Currently employed by the Dr. Phil show and The Doctors, Ping was working on a different talk show when she first became ill.
"The doctor called with my results and asked if I was in a quiet place. I was at the playground of my daughter's school, as quiet as it could be, and he told me over the phone of my diagnosis. I asked him if I was going to die and he said he couldn't answer that," she recalled.
Within an hour, her nurse Nancy was on the phone, asking how Ping was handling the news and answering those initial questions.
"It's almost 5 years later and I still talk to her," Ping said. "I have 'chemo brain' and go in and out of memory loss all the time. I still call the nurse about my head issues and she always says, 'Why waste time? Let's set up an appointment to get it checked out.' This is almost 5 years later and she's still responsive."
The Power of Good Concealer
As Ping didn't have the luxury of a leave of absence during her yearlong treatment regimen, which included a lumpectomy, two courses of radiation, a second surgery and chemotherapy, she considered her work on medical talk shows a blessing. Frequently, Dr. Phil or The Doctors would have guests with cancer and she'd relish the chance to make them look as presentable as possible for the camera.
Despite the intense treatments, Ping felt a strong desire to give back. She tried to volunteer with the American Cancer Society, but was told volunteer applicants needed to complete treatment to be considered.
When Ping got a clean bill of health, the American Cancer Society asked if she could use her makeup artistry as part of their Look Good, Feel Better campaign. Today, she travels the country educating oncology nurses on the dermatologic side effects of epidermal growth factor receptor (EGFR) inhibitor treatment and supporting patients' emotional and aesthetic needs. EGFR inhibitor therapy aims to interrupt tumor growth by disrupting signals sent from the EGFT, which is found on the surface of some cancer cells. Because EGFR is also present on other normal cells in the body, including skin cells, skin rash occurs in up to 90 percent of patients undergoing treatment with an EGFR inhibitor.

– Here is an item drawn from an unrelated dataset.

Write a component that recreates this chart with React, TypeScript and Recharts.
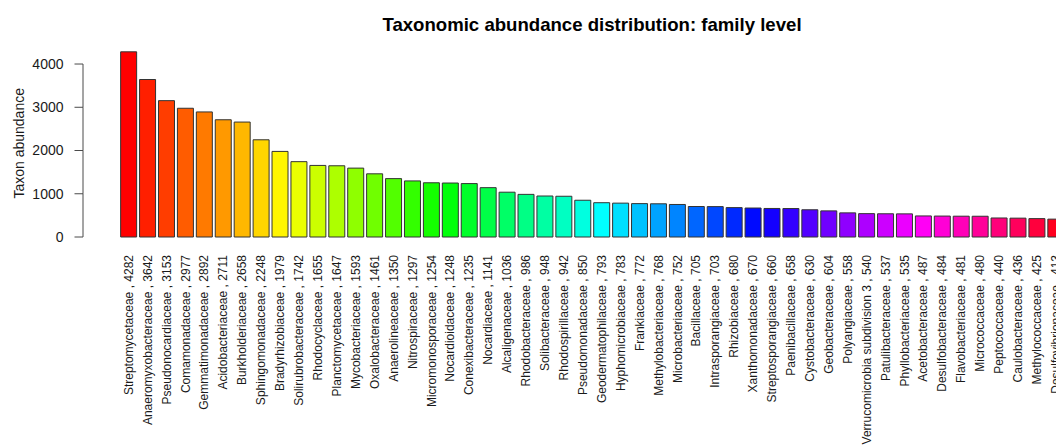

This can be serious and potentially life-threatening. Further, in its mild-to-moderate state, skin rash can cause patients physical discomfort and take an emotional toll, affecting body image.
"Being diagnosed with cancer is a very private and isolating experience," said Ping. "You turn around and enter treatment that makes what was private very public. You have to deal with what it does to your self image."
Naturally, there are a wide range of side effects to manage. With women, Ping makes recommendations for dealing with hair loss, be it on the head brows or lashes. For males, she gets many questions on rashes and reactions. Ping was surprised by the men's reactions to her concealer tips.
"In my world, men wear makeup every day," she quipped.
Based on her admiration for her nurse Nancy, the enthusiasm of the RNs she encounters isn't surprising. Her audiences at ONSEdge events use their personal time to attend her lectures. ONSEdge is an educational branch of the Oncology Nursing Society, connecting its 36,000 members with leading healthcare speakers.
"Nurses aren't makeup artists, but having someone acknowledge the emotional/physical/psychological challenges of cancer treatment is very big," she said. "If a nurse can recommend a makeup line, it's a big deal for a patient. Nurses realize the magnitude of this. They've done so much for me in my treatment. Because of their compassion, they understand how much the side effects can affect how we feel about ourselves, which affects the treatment."
Robin Hocevar is senior regional editor at ADVANCE.